Hospital network in Ontario, Canada

The St. Joseph's Health System is a Catholic hospital network in Ontario, Canada. Its locations include St. Joseph's Healthcare Hamilton, St. Joseph's Health Centre in Guelph, St. Joseph's Lifecare Centre in Brantford, St. Joseph's Villa in Dundas, St. Joseph's Home Care, and St. Mary's Health.

== History ==
The St. Josephs' Health System evolved from hospitals and other institutions created by the Sisters of St. Joseph's Hamilton branch such as St. Joseph's Healthcare Hamilton and the St. Joseph's Villa.

An external review concluded that 9 patients in the St. Joseph's Health System died by suicide in 2016 while being treated as patients or on a day pass. Two families of the deceased filed each filed a 8.5 million dollar negligence lawsuit against the St. Joseph's Health System in October 2017.

During the COVID-19 pandemic in Ontario, St. Joseph's Villa had a COVID-19 outbreak starting November 2020, resulting in at least 55 infections and 8 deaths.

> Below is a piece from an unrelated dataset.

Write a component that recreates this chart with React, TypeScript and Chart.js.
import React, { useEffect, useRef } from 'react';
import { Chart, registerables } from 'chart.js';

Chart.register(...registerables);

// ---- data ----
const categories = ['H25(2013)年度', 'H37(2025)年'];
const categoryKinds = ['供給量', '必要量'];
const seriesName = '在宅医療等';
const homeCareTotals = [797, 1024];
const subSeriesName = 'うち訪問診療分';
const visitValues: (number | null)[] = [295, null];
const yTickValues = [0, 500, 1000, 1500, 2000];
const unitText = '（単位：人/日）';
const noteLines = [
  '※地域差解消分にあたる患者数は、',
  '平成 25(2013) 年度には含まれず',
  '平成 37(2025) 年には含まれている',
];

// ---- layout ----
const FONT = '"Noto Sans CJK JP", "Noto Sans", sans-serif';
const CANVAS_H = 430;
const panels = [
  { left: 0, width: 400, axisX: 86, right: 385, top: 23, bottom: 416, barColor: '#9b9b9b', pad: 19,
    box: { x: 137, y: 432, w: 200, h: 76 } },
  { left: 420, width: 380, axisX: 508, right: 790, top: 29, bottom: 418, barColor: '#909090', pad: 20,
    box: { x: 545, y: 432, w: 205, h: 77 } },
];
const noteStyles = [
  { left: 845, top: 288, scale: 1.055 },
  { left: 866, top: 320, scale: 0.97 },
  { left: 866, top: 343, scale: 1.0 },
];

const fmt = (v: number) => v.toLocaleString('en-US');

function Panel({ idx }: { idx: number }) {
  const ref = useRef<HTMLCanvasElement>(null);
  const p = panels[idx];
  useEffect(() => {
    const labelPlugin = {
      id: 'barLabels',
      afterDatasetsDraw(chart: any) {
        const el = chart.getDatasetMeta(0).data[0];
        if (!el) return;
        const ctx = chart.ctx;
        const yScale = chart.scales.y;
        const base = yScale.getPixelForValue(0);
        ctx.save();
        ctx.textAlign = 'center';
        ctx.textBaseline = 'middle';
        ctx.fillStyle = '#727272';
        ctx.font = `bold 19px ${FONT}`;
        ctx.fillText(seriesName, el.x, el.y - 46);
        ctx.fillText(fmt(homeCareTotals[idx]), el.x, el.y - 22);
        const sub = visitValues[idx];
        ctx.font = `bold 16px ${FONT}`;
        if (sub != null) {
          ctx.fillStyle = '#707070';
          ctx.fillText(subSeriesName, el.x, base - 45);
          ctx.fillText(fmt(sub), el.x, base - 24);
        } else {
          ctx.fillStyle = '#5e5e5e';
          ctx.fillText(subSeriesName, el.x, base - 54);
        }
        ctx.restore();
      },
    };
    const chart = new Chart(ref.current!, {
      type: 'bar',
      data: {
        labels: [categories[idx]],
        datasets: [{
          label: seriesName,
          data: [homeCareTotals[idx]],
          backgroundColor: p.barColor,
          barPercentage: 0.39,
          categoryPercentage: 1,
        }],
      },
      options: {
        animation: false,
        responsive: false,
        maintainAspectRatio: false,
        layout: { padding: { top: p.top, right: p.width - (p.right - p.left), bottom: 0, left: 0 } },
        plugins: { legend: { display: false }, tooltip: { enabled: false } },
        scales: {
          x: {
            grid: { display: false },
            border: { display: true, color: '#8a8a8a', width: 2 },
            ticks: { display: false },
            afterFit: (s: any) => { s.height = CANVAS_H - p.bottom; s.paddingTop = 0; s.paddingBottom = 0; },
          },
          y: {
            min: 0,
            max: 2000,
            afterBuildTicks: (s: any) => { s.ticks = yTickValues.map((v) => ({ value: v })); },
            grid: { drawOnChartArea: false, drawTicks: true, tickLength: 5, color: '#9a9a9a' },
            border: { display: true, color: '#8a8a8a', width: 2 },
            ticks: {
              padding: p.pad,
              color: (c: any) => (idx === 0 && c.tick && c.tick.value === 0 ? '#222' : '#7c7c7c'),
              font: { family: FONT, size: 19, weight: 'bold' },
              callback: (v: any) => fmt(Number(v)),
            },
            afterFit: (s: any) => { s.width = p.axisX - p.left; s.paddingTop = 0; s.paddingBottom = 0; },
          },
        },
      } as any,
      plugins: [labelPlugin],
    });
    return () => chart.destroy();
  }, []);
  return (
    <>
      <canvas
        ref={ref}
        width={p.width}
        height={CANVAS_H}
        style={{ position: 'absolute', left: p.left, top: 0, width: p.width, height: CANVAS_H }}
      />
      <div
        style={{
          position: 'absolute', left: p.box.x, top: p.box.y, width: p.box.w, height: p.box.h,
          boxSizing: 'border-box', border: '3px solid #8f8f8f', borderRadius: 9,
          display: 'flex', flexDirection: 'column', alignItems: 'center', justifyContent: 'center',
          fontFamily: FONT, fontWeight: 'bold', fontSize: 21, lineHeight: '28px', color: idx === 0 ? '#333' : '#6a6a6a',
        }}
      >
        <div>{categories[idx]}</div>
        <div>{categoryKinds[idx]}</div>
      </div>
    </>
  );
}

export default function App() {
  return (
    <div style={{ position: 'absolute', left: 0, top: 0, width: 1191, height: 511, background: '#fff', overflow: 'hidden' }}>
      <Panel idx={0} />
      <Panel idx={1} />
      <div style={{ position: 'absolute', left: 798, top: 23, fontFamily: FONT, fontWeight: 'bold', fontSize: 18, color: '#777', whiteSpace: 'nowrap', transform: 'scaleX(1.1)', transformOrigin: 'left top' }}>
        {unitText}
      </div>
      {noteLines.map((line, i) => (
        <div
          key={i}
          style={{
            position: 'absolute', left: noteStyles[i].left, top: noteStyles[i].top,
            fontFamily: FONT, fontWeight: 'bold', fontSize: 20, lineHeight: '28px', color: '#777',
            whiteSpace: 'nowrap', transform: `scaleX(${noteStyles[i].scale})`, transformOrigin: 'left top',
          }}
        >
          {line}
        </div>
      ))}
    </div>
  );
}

Tom Stewart, the president and CEO of the St. Joseph's Health System, took an international holiday vacation to the Dominican Republic and other countries from December 18, 2020 until January 5, 2021, contrary to public health advice to avoid non-essential international travel. Upon his vacation being reported on by the press, Stewart apologized, said he regretted it, and stated that everyone should avoid non-essential travel. Union leaders representing Ontario Council of Hospital Unions/CUPE, the Registered Nurses' Association of Ontario, and SEIU Healthcare characterized Stewart's decision as "irresponsible" and poor leadership during a time that frontline health workers were struggling. On January 7, 2021, a day after Niagara Health System terminated its CEO-sharing agreement with St. Joseph's Health System, Stewart was removed as president and CEO by the board of directors.

St. Mary's General Hospital in Kitchener was previously a part of St. Joseph's Health System before its merger with Grand River Hospital to form the Waterloo Regional Health Network on April 1, 2025. SJHS supported the hospital merger and established a new entity, St. Mary's Health, on April 2, 2025 to provide home and community care in Waterloo Region.